The principle of the generality of the elections ensures the active right of every Israeli citizen, who is at least 18 years old, to vote and the right of every Israeli citizen, who is at least 21 years old, to be elected. Even though the Basic Law: The Knesset gave the legislator the power to deny the right to vote to anyone as it may see fit, the Knesset has never made use of this power. Those holding certain official positions, such as the President of the State, the State Comptroller, judges or dayanim, career officers, and senior civil servants, may not stand for election to the Knesset.

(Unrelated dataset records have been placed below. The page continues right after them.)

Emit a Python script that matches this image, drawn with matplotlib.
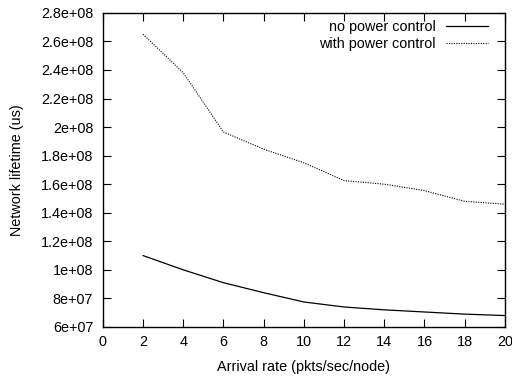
import numpy as np
import matplotlib
matplotlib.use('Agg')
import matplotlib.pyplot as plt

plt.rcParams['font.family'] = ['Liberation Sans', 'DejaVu Sans']

# data
rate = [2, 4, 6, 8, 10, 12, 14, 16, 18, 20]
no_pc = [1.10e8, 1.00e8, 0.91e8, 0.84e8, 0.775e8, 0.74e8, 0.72e8, 0.705e8, 0.69e8, 0.68e8]
with_pc = [2.65e8, 2.38e8, 1.965e8, 1.845e8, 1.75e8, 1.625e8, 1.60e8, 1.555e8, 1.48e8, 1.46e8]

yticks = np.arange(6e7, 2.81e8, 2e7)
ytick_labels = ['6e+07', '8e+07', '1e+08', '1.2e+08', '1.4e+08', '1.6e+08',
                '1.8e+08', '2e+08', '2.2e+08', '2.4e+08', '2.6e+08', '2.8e+08']

fs = 10.4

fig = plt.figure(figsize=(5.12, 3.78), dpi=100)
ax = fig.add_axes([0.201, 0.135, 0.785, 0.831])

ax.plot(rate, no_pc, '-', color='black', lw=0.9, label='no power control')
ax.plot(rate, with_pc, color='black', lw=0.8, linestyle=(0, (1, 1.2)),
        label='with power control')

ax.set_xlim(0, 20)
ax.set_ylim(6e7, 2.8e8)
ax.set_xticks(range(0, 21, 2))
ax.set_yticks(yticks)
ax.set_yticklabels(ytick_labels)
ax.tick_params(direction='in', length=6, width=0.8, labelsize=fs,
               top=True, right=True)
ax.tick_params(axis='y', pad=7)
ax.tick_params(axis='x', pad=6)
for s in ax.spines.values():
    s.set_linewidth(1.0)

ax.set_xlabel('Arrival rate (pkts/sec/node)', fontsize=fs)
ax.set_ylabel('Network lifetime (us)', fontsize=fs)
ax.xaxis.set_label_coords(0.5, -0.105)
ax.yaxis.set_label_coords(-0.197, 0.5)

ax.legend(loc='upper right', frameon=False, markerfirst=False, fontsize=fs,
          handlelength=2.9, handletextpad=0.7, labelspacing=0.2,
          borderaxespad=0, borderpad=0, bbox_to_anchor=(0.958, 0.976))

plt.savefig('out.png', dpi=100)
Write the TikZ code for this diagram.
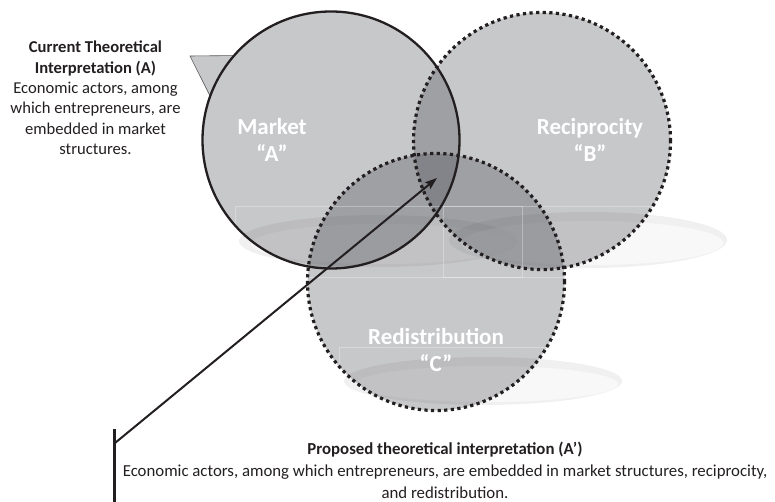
\documentclass[tikz,border=0pt]{standalone}
\usepackage{fontspec}
\setmainfont{Carlito}
\usetikzlibrary{arrows.meta}
\definecolor{ink}{RGB}{35,31,32}
\definecolor{disc}{RGB}{62,64,72}
\begin{document}
\begin{tikzpicture}[x=1pt,y=-1pt,
  setdisc/.style={circle, minimum size=257pt, inner sep=0pt, fill=disc, fill opacity=0.29},
  solidrim/.style={draw=ink, line width=2.3pt},
  dotrim/.style={draw=ink, line width=3.2pt, dash pattern=on 3.2pt off 3.4pt},
  shadowout/.style={fill=black, opacity=0.06},
  shadowin/.style={fill=white, opacity=0.5},
  seam/.style={draw=white, opacity=0.3, line width=0.8pt},
  setlabel/.style={align=center, text=white, font=\fontsize{23}{27}\selectfont\bfseries},
  note/.style={align=center, text=ink, inner sep=0pt},
  pointer/.style={draw=ink, line width=2pt, -{Stealth[length=12pt, width=8.5pt, inset=2pt]}},
  callout/.style={fill=disc, fill opacity=0.29, draw=ink!75, line width=0.6pt}
]
\useasboundingbox (0,0) rectangle (775,502);

% soft reflections under the three sets
\fill[shadowout] (378,241) ellipse [x radius=139pt, y radius=26pt];
\fill[shadowin]  (382,244) ellipse [x radius=131pt, y radius=20pt];
\fill[shadowout] (588,240) ellipse [x radius=139pt, y radius=28pt];
\fill[shadowin]  (592,243) ellipse [x radius=131pt, y radius=22pt];
\fill[shadowout] (483,381) ellipse [x radius=139pt, y radius=24pt];
\fill[shadowin]  (487,384) ellipse [x radius=131pt, y radius=18pt];

% the three sets
\node[setdisc] (A) at (331,140) {};
\node[setdisc] (B) at (542,141) {};
\node[setdisc] (C) at (436,282) {};

% callout wedge on the market set
\coordinate (wedge) at (190,56);
\fill[callout, draw=none] (wedge) -- (A.139) arc [start angle=139, end angle=160, radius=128.5pt] -- cycle;
\draw[draw=ink!75, line width=0.6pt] (A.139) -- (wedge) -- (A.160);

% faint frame seams
\draw[seam] (235,206) rectangle (522,277);
\draw[seam] (443,206) rectangle (735,277);
\draw[seam] (339,347) rectangle (640,430);

% rims
\draw[solidrim] (A.center) circle [radius=128.5pt];
\draw[dotrim] (B.center) circle [radius=128.5pt];
\draw[dotrim] (C.center) circle [radius=128.5pt];

% set labels
\node[setlabel] (la) at (272,139.5) {Market\\“A”};
\node[setlabel] (lb) at (590,139.5) {Reciprocity\\“B”};
\node[setlabel] (lc) at (436,349.5) {Redistribution\\“C”};

% current interpretation
\node[note, font=\fontsize{16.6}{20.4}\selectfont] (cur) at (95.5,98)
  {\textbf{Current Theoretical}\\\textbf{Interpretation (A)}\\Economic actors, among\\which entrepreneurs, are\\embedded in market\\structures.};

% proposed interpretation
\node[note, font=\fontsize{16.8}{22}\selectfont] (prop) at (445,470)
  {\textbf{Proposed theoretical interpretation (A’)}\\Economic actors, among which entrepreneurs, are embedded in market structures, reciprocity,\\and redistribution.};

\coordinate (bartop) at (114,429);
\coordinate (barbot) at (114,503);
\coordinate (join) at (115,443);
\coordinate (core) at (437,178);
\draw[ink, line width=3pt] (bartop) -- (barbot);
\draw[pointer] (join) -- (core);
\end{tikzpicture}
\end{document}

The principle of countrywide elections states that Israel is a single electoral district insofar as the distribution of Knesset seats is concerned. Direct elections mean that the voter elects the Knesset directly, rather than an electoral college (as is the case in the election of the President in the United States). Equal elections apply to equality amongst the votes given, and the Supreme Court laid down that the principle of equality relates to equality of opportunities for all the lists participating in the elections as well.

The principle of secrecy ensures fairness in the elections and aspires to prevent the placing of effective pressure on voters, since no one has any way of knowing how they actually voted. The principle of proportionality manifests itself in that all the lists, which get past the qualifying threshold, are represented in the Knesset by a number of members which is proportional to their electoral strength.

The Frequency of Elections

The Knesset elections are supposed to take place every four years. The Knesset can decide, by an ordinary majority, to dissolve itself and call for early elections. The elections to the second (1951), fifth (1961), tenth (1981), eleventh (1984), thirteenth (1992) and fourteenth (1996) Knessets were all held before the due date. The Knesset can also decide, by a special majority, to prolong its term beyond four years. This happened in the cases of the third, fifth, seventh, ninth, and eleventh Knessets, each of which served for more than four years. The elections to the eighth Knesset (1973) were delayed because of the Yom Kippur War. Since coming into force through the new Basic Law: the Government prior to the elections to the 14th Knesset, early elections are to be held under the following circumstances: A decision by the Prime Minister to dissolve the Knesset, a decision by the Knesset to dissolve itself before its term is completed, a vote on a motion of no-confidence in the Prime Minister, and the failure to pass the budget law within three months of the beginning of the financial year.

Who Can Participate in Elections?

The contest in the elections is amongst lists of candidates. Since the Parties Law was passed in 1992 only a party, which has been legally registered with the Party Registrar, or an alignment of two or more registered parties, which have decided to run in the elections together, can present a list of candidates and participate in the elections. Meretz, which is made up of Ratz, Mapam and Shinui, the joint Likud-Gesher-Tsomet list, and Yahadut Hatorah, which is made up of Agudat Yisrael and Degel Hatorah, are all examples of such alignments. A list which acts directly or indirectly against the existence of the State of Israel as the state of the Jewish people or against its democratic nature, or a list which incites racism may not run in the elections.

The Distribution of Seats Among the Lists

The lists that have passed the qualifying threshold receive a number of Knesset seats which is propotional to their electoral strength. This is done by the division of valid votes given to the lists which passed the qualifying threshold, by 120, in order to determine how many votes entitle a list to a single seat. In the elections to the second and seventh Knessets the excess votes (the votes received by a list which passed the qualifying threshold, but are not sufficient for a whole seat) were distributed to those lists which had the largest number of excess votes (the Hare method). In the elections to the first Knesset, and since the elections to the eighth, the excess votes are distributed to the lists with the largest number of voters per seat - a method known in the world as Hagenbach-Bischoff (de-Hondt), and is known in Israel as the Bader-Ofer method - named after MKs Yohanan Bader (Gahal) and Avraham Ofer (Alignment) who proposed its adoption. Two lists can reach an agreement regarding the distribution of excess votes between them before the elections.

Who is Elected to the Knesset?

The candidates of any given list are elected to the Knesset on the basis of the order in which they appear on it. If a certain party received sufficient votes for 10 seats, the first 10 candidates on its list will enter the Knesset. If a Knesset member passes away or resigns his seat in the Knesset for whatever reason, the next on the list will replace him/her.